The argument I have presented has several parts, so it might be worth brining them together in a summary.
Where others have accepted the framing of the opening post, and argued about presentism, eternalism, memory traces, causal inheritance, the block universe and so on, I want to question that framing, and I hope, dissolve it - to show a way out.
The first step was to show that the past is poorly treated, if it is understood as something to be quantified. Looking at formal treatments of temporal logic shows that the question “does the past exist” is malformed; it’s a grammatical act that gives the illusion of there being a something - like the little man who wasn’t there.
Next, we can see how this might be used to reframe Peirce’s claims. He puts his account in terms of truth, when they might better and less controversially be put in terms of belief; he talks in terms of ontology when the issue is epistemic. The usefulness of past-tense statements might well be addressed in terms of their future utility; but their usefulness is a very different issue to their truth.
The third point: the root error here is one of equating belief and truth; of thinking that all there is to the truth of a statement is an attitude towards that statement. But the truth of a statement is a different kind of thing to the attitude we adopt towards it, that being believing it, knowing it, asserting it, doubting it, or whatever.
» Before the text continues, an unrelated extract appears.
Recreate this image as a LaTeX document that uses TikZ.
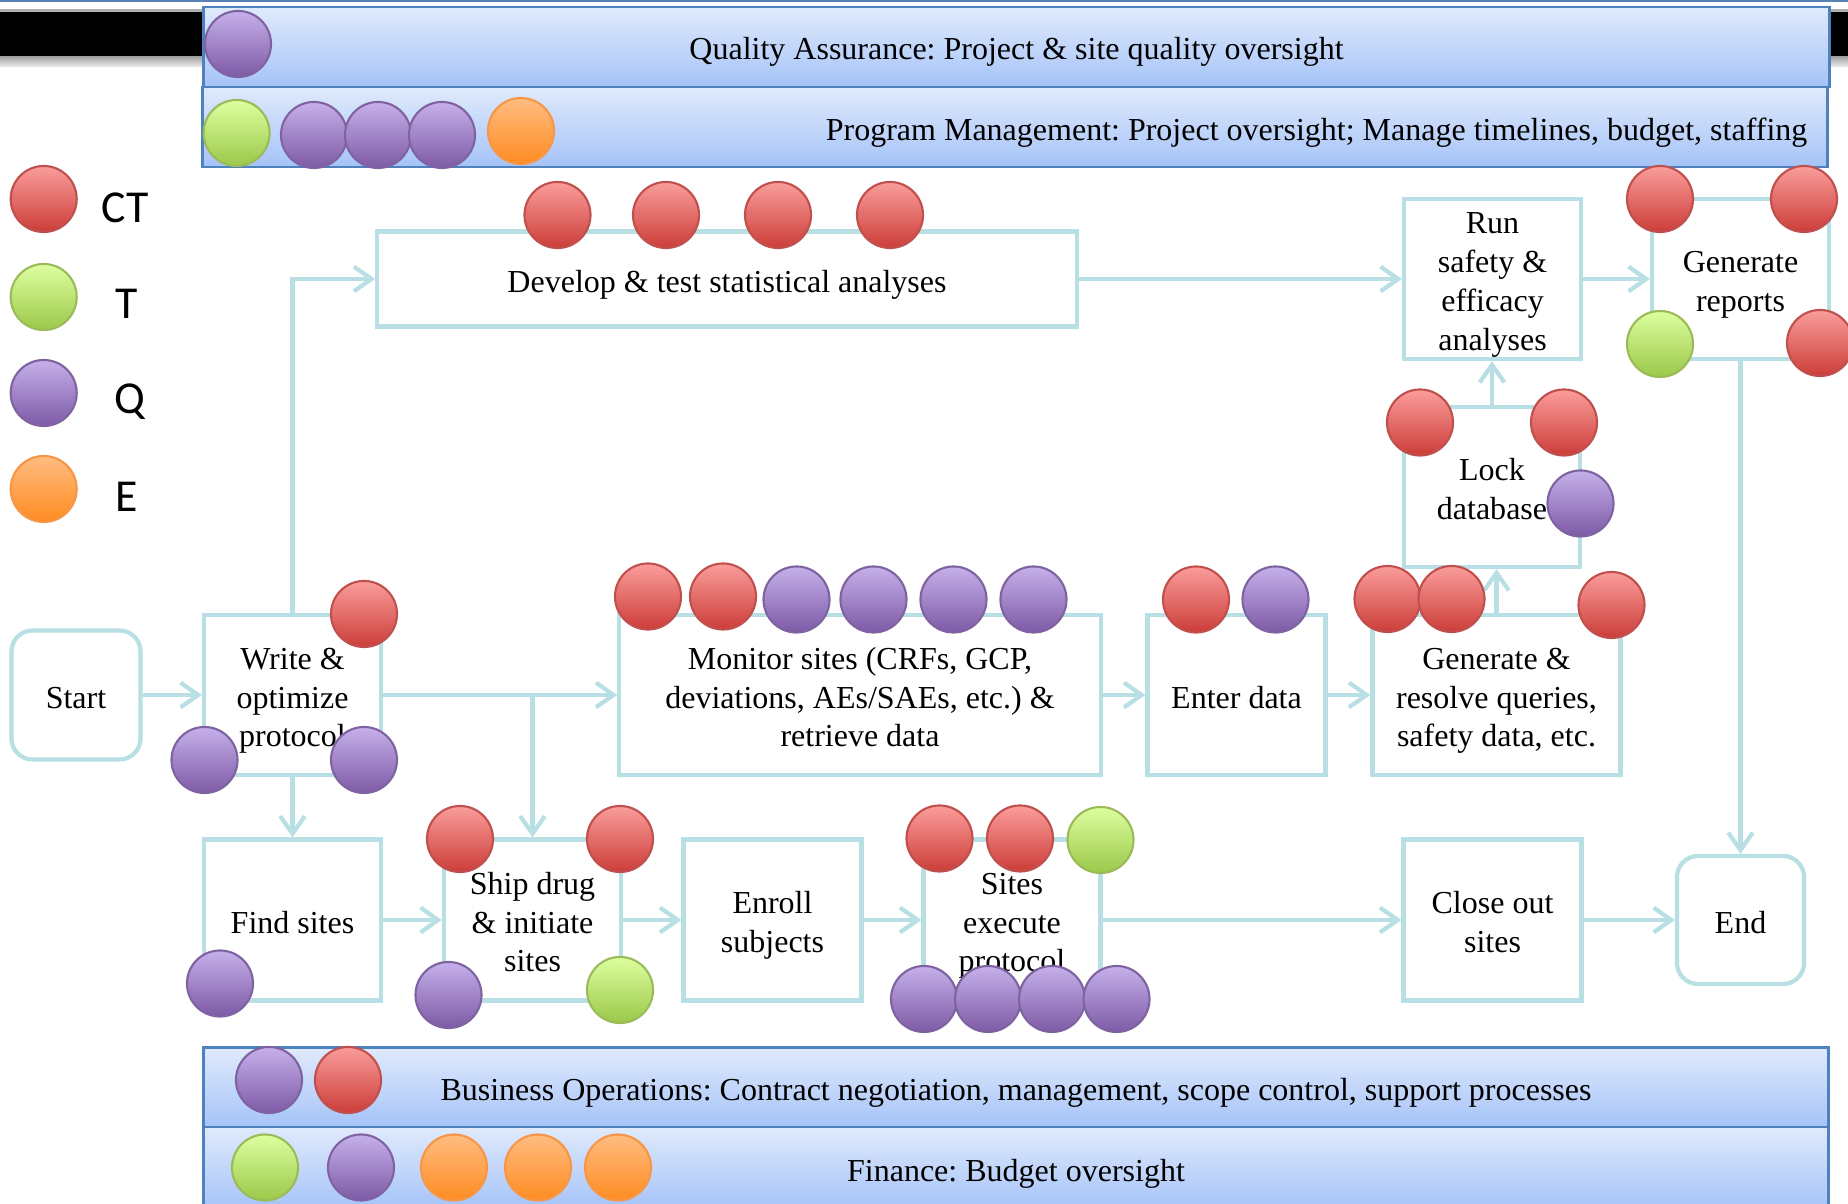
\documentclass[tikz,border=0pt]{standalone}
\usepackage{fontspec}
\setmainfont{Liberation Serif}
\newfontfamily\legendfont{Carlito}
\usetikzlibrary{arrows.meta}
\frenchspacing
\newcommand\topst{\rule{0pt}{9.6pt}}
\newcommand\botst{\rule[-2.2pt]{0pt}{2.2pt}}
\definecolor{tealL}{RGB}{184,223,227}
\definecolor{bandT}{HTML}{E0EAFC}
\definecolor{bandB}{HTML}{A5C3F8}
\definecolor{bandL}{HTML}{4F81BD}
\definecolor{redT}{HTML}{FA9D9B}
\definecolor{redB}{HTML}{CC3D39}
\definecolor{redL}{HTML}{C0504D}
\definecolor{grnT}{HTML}{DDFF9F}
\definecolor{grnB}{HTML}{9BC84A}
\definecolor{grnL}{HTML}{9BBB59}
\definecolor{purT}{HTML}{C6B0EA}
\definecolor{purB}{HTML}{7D5AA6}
\definecolor{purL}{HTML}{7F63A1}
\definecolor{orT}{HTML}{FFBC80}
\definecolor{orB}{HTML}{FF8C22}
\definecolor{orL}{HTML}{F79646}
\tikzset{
  stepbox/.style={draw=tealL, line width=1.2pt, fill=white, rectangle, align=center, inner sep=0pt},
  termbox/.style={stepbox, rounded corners=6pt},
  conn/.style={draw=tealL, line width=1.2pt, -{Straight Barb[length=5pt,width=7pt]}},
  band/.style={draw=bandL, line width=0.7pt, top color=bandT, bottom color=bandB, rectangle, inner sep=0pt},
  cir/.style={circle, minimum size=0.66cm, inner sep=0pt, line width=0.6pt},
  ctdot/.style={cir, draw=redL, top color=redT, bottom color=redB},
  tdot/.style={cir, draw=grnL, top color=grnT, bottom color=grnB},
  qdot/.style={cir, draw=purL, top color=purT, bottom color=purB},
  edot/.style={cir, draw=orL, top color=orT, bottom color=orB},
  legtext/.style={font=\legendfont\fontsize{13}{15}\selectfont, inner sep=0pt},
}
\begin{document}
\begin{tikzpicture}[x=0.01cm, y=-0.01cm, font=\fontsize{9.1}{11}\selectfont]
\clip (0,0) rectangle (1848,1204);
\fill[white] (0,0) rectangle (1848,1204);
% title bar
\fill[bandL!80!gray] (0,0) rectangle (1848,2);
\fill[gray!60] (0,9) rectangle (1848,12);
\fill[black] (0,12) rectangle (1848,57);
\shade[top color=gray!70, bottom color=gray!15] (0,57) rectangle (1848,67);
% bands
\node[band, minimum width=16.25cm, minimum height=0.80cm] (qa) at (1016.5,47) {\topst Quality Assurance: Project \& site quality oversight\botst};
\node[band, minimum width=16.24cm, minimum height=0.80cm] (pm) at (1015,127) {};
\node[anchor=east, inner sep=0pt] (pmtext) at (1808,128) {\topst Program Management: Project oversight; Manage timelines, budget, staffing\botst};
\node[band, minimum width=16.24cm, minimum height=0.80cm] (bo) at (1016,1087.5) {\topst Business Operations: Contract negotiation, management, scope control, support processes\botst};
\node[band, minimum width=16.24cm, minimum height=0.82cm] (fin) at (1016,1168) {\topst Finance: Budget oversight\botst};
% steps
\node[termbox, minimum width=1.29cm, minimum height=1.29cm] (start) at (76,695) {\topst Start\botst};
\node[stepbox, minimum width=1.77cm, minimum height=1.60cm] (write) at (292.5,695) {\topst Write \&\\optimize\\protocol\botst};
\node[stepbox, minimum width=6.99cm, minimum height=0.95cm] (develop) at (727,279) {\topst Develop \& test statistical analyses\botst};
\node[stepbox, minimum width=1.77cm, minimum height=1.60cm] (run) at (1492.5,279) {\topst Run\\safety \&\\efficacy\\analyses\botst};
\node[stepbox, minimum width=1.77cm, minimum height=1.60cm] (reports) at (1740.5,279) {\topst Generate\\reports\botst};
\node[stepbox, minimum width=1.76cm, minimum height=1.60cm] (lock) at (1492,487) {\topst Lock\\database\botst};
\node[stepbox, minimum width=4.81cm, minimum height=1.60cm] (monitor) at (860,695) {\topst Monitor sites (CRFs, GCP,\\deviations, AEs/SAEs, etc.) \&\\retrieve data\botst};
\node[stepbox, minimum width=1.78cm, minimum height=1.60cm] (enter) at (1236.5,695) {\topst Enter data\botst};
\node[stepbox, minimum width=2.48cm, minimum height=1.60cm] (queries) at (1496.5,695) {\topst Generate \&\\resolve queries,\\safety data, etc.\botst};
\node[stepbox, minimum width=1.77cm, minimum height=1.61cm] (find) at (292.5,920) {\topst Find sites\botst};
\node[stepbox, minimum width=1.77cm, minimum height=1.61cm] (ship) at (532.5,920) {\topst Ship drug\\\& initiate\\sites\botst};
\node[stepbox, minimum width=1.78cm, minimum height=1.61cm] (enroll) at (772.5,920) {\topst Enroll\\subjects\botst};
\node[stepbox, minimum width=1.77cm, minimum height=1.61cm] (execute) at (1012,920) {\topst Sites\\execute\\protocol\botst};
\node[stepbox, minimum width=1.78cm, minimum height=1.61cm] (close) at (1492.5,920) {\topst Close out\\sites\botst};
\node[termbox, minimum width=1.27cm, minimum height=1.28cm] (end) at (1740.5,920) {\topst End\botst};
% connectors
\coordinate (br) at (ship.north |- write.east);
\draw[conn] (start.east) -- (start.east -| write.west);
\draw[conn] (write.north) |- (develop.west);
\draw[conn] (write.east) -- (write.east -| monitor.west);
\draw[conn] (br) -- (ship.north);
\draw[conn] (write.south) -- (find.north);
\draw[conn] (find.east) -- (find.east -| ship.west);
\draw[conn] (ship.east) -- (ship.east -| enroll.west);
\draw[conn] (enroll.east) -- (enroll.east -| execute.west);
\draw[conn] (execute.east) -- (execute.east -| close.west);
\draw[conn] (close.east) -- (close.east -| end.west);
\draw[conn] (monitor.east) -- (monitor.east -| enter.west);
\draw[conn] (enter.east) -- (enter.east -| queries.west);
\draw[conn] (queries.north) -- (queries.north |- lock.south);
\draw[conn] (lock.north) -- (lock.north |- run.south);
\draw[conn] (develop.east) -- (develop.east -| run.west);
\draw[conn] (run.east) -- (run.east -| reports.west);
\draw[conn] (reports.south) -- (reports.south |- end.north);
% legend
\node[ctdot] (lg1) at (43.7,199) {};
\node[tdot] (lg2) at (43.7,297) {};
\node[qdot] (lg3) at (43.7,393) {};
\node[edot] (lg4) at (43.7,489) {};
\node[legtext] (lt1) at (125,207.5) {CT};
\node[legtext] (lt2) at (127,304) {T};
\node[legtext] (lt3) at (130,402) {Q};
\node[legtext] (lt4) at (127,497) {E};
% band dots
\node[qdot] (qa1) at (238,44) {};
\node[tdot] (pm1) at (236.6,133) {};
\node[qdot] (pm2) at (314,135) {};
\node[qdot] (pm3) at (378,135) {};
\node[qdot] (pm4) at (442,135) {};
\node[edot] (pm5) at (521,131) {};
\node[qdot] (bo1) at (269,1080) {};
\node[ctdot] (bo2) at (348,1080) {};
\node[tdot] (fi1) at (265,1167.5) {};
\node[qdot] (fi2) at (361,1167.5) {};
\node[edot] (fi3) at (454,1167.5) {};
\node[edot] (fi4) at (538,1167.5) {};
\node[edot] (fi5) at (618,1167.5) {};
% develop dots
\node[ctdot] (dv1) at (557.5,215) {};
\node[ctdot] (dv2) at (666,215) {};
\node[ctdot] (dv3) at (778,215) {};
\node[ctdot] (dv4) at (890,215) {};
% reports dots
\node[ctdot] (rp1) at (1660,199) {};
\node[ctdot] (rp2) at (1804,199) {};
\node[tdot] (rp3) at (1660,344) {};
\node[ctdot] (rp4) at (1820,343) {};
% lock dots
\node[ctdot] (lk1) at (1420,422.5) {};
\node[ctdot] (lk2) at (1564,422.5) {};
\node[qdot] (lk3) at (1580.5,503.5) {};
% monitor dots
\node[ctdot] (mo1) at (648,596.5) {};
\node[ctdot] (mo2) at (723,596.5) {};
\node[qdot] (mo3) at (796.5,599.5) {};
\node[qdot] (mo4) at (873.5,599.5) {};
\node[qdot] (mo5) at (953.5,599.5) {};
\node[qdot] (mo6) at (1033.5,599.5) {};
% enter dots
\node[ctdot] (en1) at (1196,599.5) {};
\node[qdot] (en2) at (1275.5,599.5) {};
% queries dots
\node[ctdot] (qu1) at (1387.5,599) {};
\node[ctdot] (qu2) at (1451.5,599) {};
\node[ctdot] (qu3) at (1611.5,605) {};
% write dots
\node[ctdot] (wr1) at (364,614) {};
\node[qdot] (wr2) at (204.5,760) {};
\node[qdot] (wr3) at (364,760) {};
% find dots
\node[qdot] (fd1) at (220,983.5) {};
% ship dots
\node[ctdot] (sh1) at (460,839) {};
\node[ctdot] (sh2) at (620,839) {};
\node[qdot] (sh3) at (448.5,995) {};
\node[tdot] (sh4) at (620,990) {};
% execute dots
\node[ctdot] (ex1) at (939.5,838.5) {};
\node[ctdot] (ex2) at (1020,838.5) {};
\node[tdot] (ex3) at (1100.5,840) {};
\node[qdot] (ex4) at (924,999) {};
\node[qdot] (ex5) at (988,999) {};
\node[qdot] (ex6) at (1052,999) {};
\node[qdot] (ex7) at (1116.5,999) {};
\end{tikzpicture}
\end{document}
The final part of the argument is the observation that the T-sentence, “p” is true ≡ p, provides a minimal account of what it is for a statement to be true, without introducing ontological implications. The ontological implications might well be there, but they enter via “p”, not via the T-sentence.
Now this argument has the result of dissolving most of the context of the thread, but leaves us with most of Peirce’s conclusion intact. What folk believe about the past will drive what they do in the future. But it remains that those beliefs can be false.